Funding: The study is funded by the Harry S. Truman Memorial Veterans’ Hospital, Department of Veterans Affairs Merit Research Award.
Source: Eric Maze – University of Missouri Columbia
Publisher: Organized by NeuroscienceNews.com.
Image Source: NeuroscienceNews.com image is in the public domain.
Original Research: Abstract for “Melatonin promotes sleep in mice by inhibiting orexin neurons in the perifornical lateral hypothalamus” by Rishi Sharma, Pradeep Sahota, and Mahesh M. Thakkar in Journal of Pineal Research. Published April 14 2018.

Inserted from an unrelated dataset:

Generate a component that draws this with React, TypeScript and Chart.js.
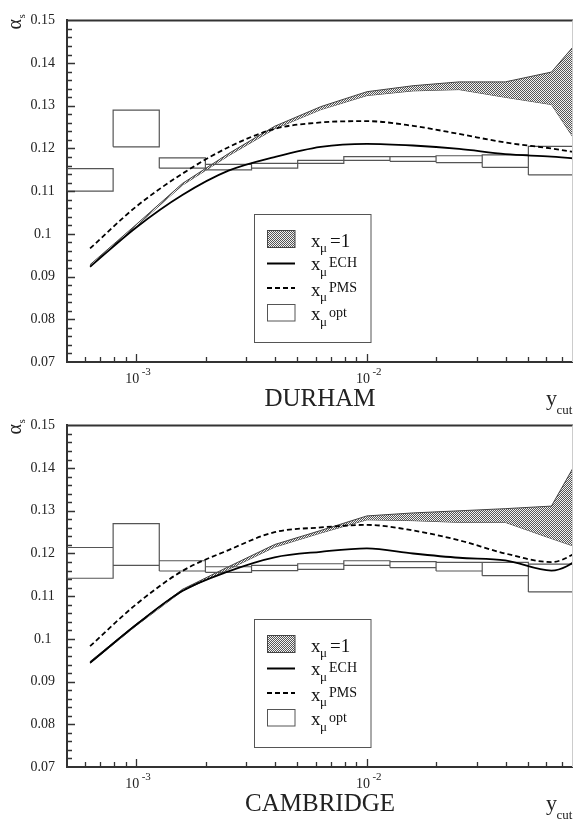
import React, { useEffect, useRef } from 'react';
import { Chart, registerables } from 'chart.js';

Chart.register(...registerables);

const FONT = '"Liberation Serif", "Times New Roman", Times, serif';

// y_cut sample points (10^-3.2 ... 10^-1.0)
const yCut = [6.31e-4, 1.0e-3, 1.585e-3, 2.512e-3, 3.981e-3, 6.31e-3, 1.0e-2, 1.585e-2, 2.512e-2, 3.981e-2, 6.31e-2, 1.0e-1];
// x_mu^opt bin edges
const optEdges = [5.012e-4, 7.943e-4, 1.259e-3, 1.995e-3, 3.162e-3, 5.012e-3, 7.943e-3, 1.259e-2, 1.995e-2, 3.162e-2, 5.012e-2, 7.943e-2];
// x-axis decade labels (exponents)
const xLabelExponents = [-3, -2];
const yMin = 0.07;
const yMax = 0.15;

// DURHAM
const durBandHigh = [0.0928, 0.1022, 0.1118, 0.1188, 0.1252, 0.1298, 0.1333, 0.1347, 0.1356, 0.1356, 0.1379, 0.1505];
const durBandLow = [0.0924, 0.1018, 0.1114, 0.1183, 0.1246, 0.1291, 0.1324, 0.1335, 0.1338, 0.1320, 0.1303, 0.1139];
const durECH = [0.0923, 0.1015, 0.1091, 0.1148, 0.1180, 0.1204, 0.1211, 0.1207, 0.1199, 0.1187, 0.1181, 0.1172];
const durPMS = [0.0966, 0.1064, 0.1141, 0.1203, 0.1246, 0.1261, 0.1264, 0.1253, 0.1234, 0.1214, 0.1200, 0.1183];
const durOptHigh = [0.1153, 0.1290, 0.1178, 0.1163, 0.1165, 0.1172, 0.1181, 0.1181, 0.1183, 0.1185, 0.1205];
const durOptLow = [0.1100, 0.1204, 0.1154, 0.1150, 0.1154, 0.1165, 0.1172, 0.1170, 0.1167, 0.1156, 0.1138];

// CAMBRIDGE
const camBandHigh = [0.0947, 0.1035, 0.1116, 0.1169, 0.1221, 0.1254, 0.1288, 0.1295, 0.1300, 0.1305, 0.1311, 0.1502];
const camBandLow = [0.0943, 0.1031, 0.1112, 0.1163, 0.1215, 0.1248, 0.1279, 0.1277, 0.1273, 0.1273, 0.1235, 0.1198];
const camECH = [0.0944, 0.1033, 0.1112, 0.1158, 0.1191, 0.1204, 0.1212, 0.1200, 0.1190, 0.1184, 0.1160, 0.1215];
const camPMS = [0.0983, 0.1081, 0.1159, 0.1208, 0.1250, 0.1261, 0.1267, 0.1254, 0.1231, 0.1200, 0.1180, 0.1235];
const camOptHigh = [0.1214, 0.1270, 0.1183, 0.1169, 0.1172, 0.1176, 0.1183, 0.1181, 0.1179, 0.1179, 0.1175];
const camOptLow = [0.1142, 0.1172, 0.1159, 0.1156, 0.1160, 0.1163, 0.1172, 0.1167, 0.1159, 0.1148, 0.1110];

const W = 576;
const H = 415;

type PanelProps = {
  name: string;
  top: number;
  bandHigh: number[];
  bandLow: number[];
  ech: number[];
  pms: number[];
  optHigh: number[];
  optLow: number[];
};

function pts(arr: number[]) {
  return yCut.map((x, i) => ({ x, y: arr[i] }));
}

function boxPoints(high: number[], low: number[]) {
  const out: any[] = [];
  for (let i = 0; i < high.length; i++) {
    const a = optEdges[i];
    const b = optEdges[i + 1];
    out.push({ x: a, y: low[i] }, { x: a, y: high[i] }, { x: b, y: high[i] }, { x: b, y: low[i] }, { x: a, y: low[i] }, { x: a, y: null });
  }
  return out;
}

function makePattern(ctx: CanvasRenderingContext2D) {
  const c = document.createElement('canvas');
  c.width = 2;
  c.height = 2;
  const g = c.getContext('2d')!;
  g.fillStyle = '#f2f2f2';
  g.fillRect(0, 0, 2, 2);
  g.fillStyle = '#555';
  g.fillRect(0, 0, 1, 1);
  g.fillRect(1, 1, 1, 1);
  return ctx.createPattern(c, 'repeat')!;
}

function makeDeco(name: string, pattern: CanvasPattern) {
  return {
    id: 'deco',
    afterDraw(chart: any) {
      const { ctx, chartArea: ca } = chart;
      const xs = chart.scales.x;
      const ys = chart.scales.y;
      ctx.save();
      // top frame line
      ctx.strokeStyle = '#333';
      ctx.lineWidth = 2;
      ctx.beginPath();
      ctx.moveTo(ca.left - 1, ca.top);
      ctx.lineTo(W, ca.top);
      ctx.stroke();
      // faint right edge
      ctx.strokeStyle = '#cccccc';
      ctx.lineWidth = 1;
      ctx.beginPath();
      ctx.moveTo(572.5, ca.top);
      ctx.lineTo(572.5, ca.bottom);
      ctx.stroke();
      // inward ticks
      ctx.strokeStyle = '#333';
      ctx.lineWidth = 1.3;
      ctx.beginPath();
      for (let k = 1; k < 40; k++) {
        const v = yMin + k * 0.002;
        const py = Math.round(ys.getPixelForValue(v)) + 0.5;
        const len = k % 5 === 0 ? 8 : 5;
        ctx.moveTo(ca.left, py);
        ctx.lineTo(ca.left + len, py);
      }
      for (let e = -4; e <= -1; e++) {
        for (let m = 1; m <= 9; m++) {
          const v = m * Math.pow(10, e);
          if (v <= xs.min * 1.001 || v >= xs.max) continue;
          const px = Math.round(xs.getPixelForValue(v)) + 0.5;
          const len = m === 1 ? 8 : 5;
          ctx.moveTo(px, ca.bottom);
          ctx.lineTo(px, ca.bottom - len);
        }
      }
      ctx.stroke();

      ctx.fillStyle = '#222';
      ctx.textAlign = 'left';
      ctx.textBaseline = 'alphabetic';
      // x labels 10^e
      for (const e of xLabelExponents) {
        const px = xs.getPixelForValue(Math.pow(10, e));
        ctx.font = `14px ${FONT}`;
        ctx.fillText('10', px - 11, 383);
        ctx.font = `11px ${FONT}`;
        ctx.fillText(String(e), px + 5.5, 375);
      }
      // y title alpha_s (rotated)
      ctx.save();
      ctx.translate(20.7, 29.5);
      ctx.rotate(-Math.PI / 2);
      ctx.font = `20px ${FONT}`;
      ctx.fillText('α', 0, 0);
      const aw = ctx.measureText('α').width;
      ctx.font = `11px ${FONT}`;
      ctx.fillText('s', aw + 0.5, 4.3);
      ctx.restore();
      // panel name
      ctx.font = `25px ${FONT}`;
      ctx.textAlign = 'center';
      ctx.fillText(name, 320, 406.3);
      ctx.textAlign = 'left';
      // y_cut
      ctx.font = `22px ${FONT}`;
      ctx.fillText('y', 546, 405);
      ctx.font = `13px ${FONT}`;
      ctx.fillText('cut', 556.5, 414);

      // legend
      const L = { l: 254.5, t: 214.5, r: 371, b: 342.5 };
      ctx.fillStyle = '#fff';
      ctx.fillRect(L.l, L.t, L.r - L.l, L.b - L.t);
      ctx.strokeStyle = '#555';
      ctx.lineWidth = 1;
      ctx.strokeRect(L.l, L.t, L.r - L.l, L.b - L.t);
      // swatches
      ctx.fillStyle = pattern;
      ctx.fillRect(267, 230.5, 28, 17);
      ctx.strokeStyle = '#444';
      ctx.strokeRect(267.5, 230.5, 27.5, 17);
      ctx.strokeStyle = '#000';
      ctx.lineWidth = 2;
      ctx.beginPath();
      ctx.moveTo(267, 263.5);
      ctx.lineTo(295, 263.5);
      ctx.stroke();
      ctx.setLineDash([5, 3]);
      ctx.beginPath();
      ctx.moveTo(267, 288);
      ctx.lineTo(295, 288);
      ctx.stroke();
      ctx.setLineDash([]);
      ctx.strokeStyle = '#555';
      ctx.lineWidth = 1;
      ctx.strokeRect(267.5, 304.5, 27.5, 16.5);
      // texts
      ctx.fillStyle = '#111';
      const rows: [number, string, boolean][] = [
        [246.7, '=1', false],
        [270, 'ECH', true],
        [295.7, 'PMS', true],
        [320, 'opt', true],
      ];
      for (const [base, txt, sup] of rows) {
        ctx.font = `19px ${FONT}`;
        ctx.fillText('x', 311, base);
        const xw = ctx.measureText('x').width;
        ctx.font = `13px ${FONT}`;
        ctx.fillText('μ', 311 + xw - 0.5, base + 5.5);
        if (sup) {
          ctx.font = `14px ${FONT}`;
          ctx.fillText(txt, 329, base - 3.5);
        } else {
          ctx.font = `19px ${FONT}`;
          ctx.fillText(txt, 330, base);
        }
      }
      ctx.restore();
    },
  };
}

function Panel(p: PanelProps) {
  const ref = useRef<HTMLCanvasElement | null>(null);
  useEffect(() => {
    const canvas = ref.current!;
    const ctx = canvas.getContext('2d')!;
    const pattern = makePattern(ctx);
    const chart = new Chart(canvas, {
      type: 'line',
      data: {
        datasets: [
          {
            label: 'ECH',
            data: pts(p.ech),
            borderColor: '#000',
            borderWidth: 1.8,
            pointRadius: 0,
            cubicInterpolationMode: 'monotone',
            fill: false,
          },
          {
            label: 'PMS',
            data: pts(p.pms),
            borderColor: '#000',
            borderWidth: 1.8,
            borderDash: [5, 3],
            pointRadius: 0,
            cubicInterpolationMode: 'monotone',
            fill: false,
          },
          {
            label: 'opt',
            data: boxPoints(p.optHigh, p.optLow),
            borderColor: '#555',
            borderWidth: 1.2,
            pointRadius: 0,
            tension: 0,
            spanGaps: false,
            fill: false,
          },
          {
            label: 'band high',
            data: pts(p.bandHigh),
            borderColor: '#444',
            borderWidth: 1,
            pointRadius: 0,
            tension: 0,
            fill: '+1',
            backgroundColor: pattern,
          },
          {
            label: 'band low',
            data: pts(p.bandLow),
            borderColor: '#444',
            borderWidth: 1,
            pointRadius: 0,
            tension: 0,
            fill: false,
          },
        ] as any,
      },
      options: {
        responsive: false,
        animation: false,
        devicePixelRatio: 1,
        layout: { padding: { top: 12, left: 0, right: 1.5, bottom: 0 } },
        plugins: { legend: { display: false }, tooltip: { enabled: false } },
        scales: {
          x: {
            type: 'logarithmic',
            min: Math.pow(10, -3.3),
            max: Math.pow(10, -1.1),
            afterFit: (s: any) => {
              s.height = H - 362;
            },
            ticks: { display: false },
            grid: { display: false, drawTicks: false },
            border: { display: true, color: '#333', width: 2 },
          },
          y: {
            type: 'linear',
            min: yMin,
            max: yMax,
            afterFit: (s: any) => {
              s.width = 67;
            },
            ticks: {
              stepSize: 0.01,
              callback: (v: any) => String(parseFloat(Number(v).toFixed(2))),
              font: { family: FONT, size: 14 },
              color: '#222',
              crossAlign: 'center',
              padding: 12,
            },
            grid: { display: false, drawTicks: false },
            border: { display: true, color: '#333', width: 2 },
          },
        },
      } as any,
      plugins: [makeDeco(p.name, pattern)],
    });
    return () => chart.destroy();
  }, []);
  return <canvas ref={ref} width={W} height={H} style={{ position: 'absolute', left: 0, top: p.top, width: W, height: H }} />;
}

export default function App() {
  return (
    <div style={{ position: 'absolute', left: 0, top: 0, width: 573, height: 820, overflow: 'hidden', background: '#fff' }}>
      <Panel name="DURHAM" top={0} bandHigh={durBandHigh} bandLow={durBandLow} ech={durECH} pms={durPMS} optHigh={durOptHigh} optLow={durOptLow} />
      <Panel name="CAMBRIDGE" top={405} bandHigh={camBandHigh} bandLow={camBandLow} ech={camECH} pms={camPMS} optHigh={camOptHigh} optLow={camOptLow} />
    </div>
  );
}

Melatonin promotes sleep in mice by inhibiting orexin neurons in the perifornical lateral hypothalamus
Melatonin promotes sleep. However, the underlying mechanisms are unknown. Orexin neurons in the perifornical lateral hypothalamus (PFH) are pivotal for wake promotion. Does melatonin promote sleep by inhibiting orexin neurons? We used C57BL/6J mice and designed 4 experiments to address this question. Experiment 1 used double‐labeled immunofluorescence and examined the presence of melatonin receptors on orexin neurons. Second, mice, implanted with bilateral guides targeted toward PFH and sleep‐recording electrodes, were infused with melatonin (500 pmole/50 nL/side) at dark onset (onset of active period), and spontaneous bouts of sleep‐wakefulness were examined. Third, mice, implanted with bilateral guides into the PFH, were infused with melatonin (500 pmole/50 nL/side) at dark onset and euthanized 2 hours later, to examine the activation of orexin neurons using c‐Fos expression in orexin neurons. Fourth, mice, implanted with PFH bilateral guides and sleep‐recording electrodes, were infused with melatonin receptor antagonist, luzindole (10 pmol/50 nL/side), at light onset (onset of sleep period), and spontaneous bouts of sleep‐wakefulness were examined. Our results suggest that orexin neurons express MT1, but not MT2 receptors. Melatonin infusion into the PFH, at dark onset, site‐specifically and significantly increased NREM sleep (43.7%, P = .003) and reduced wakefulness (12.3%, P = .013). Local melatonin infusion at dark onset inhibited orexin neurons as evident by a significant reduction (66%, P = .0004) in the number of orexin neurons expressing c‐Fos. Finally, luzindole infusion‐induced blockade of melatonin receptors in PFH at sleep onset significantly increased wakefulness (44.1%, P = .015). Based on these results, we suggest that melatonin may act via the MT1 receptors to inhibit orexin neurons and promote sleep.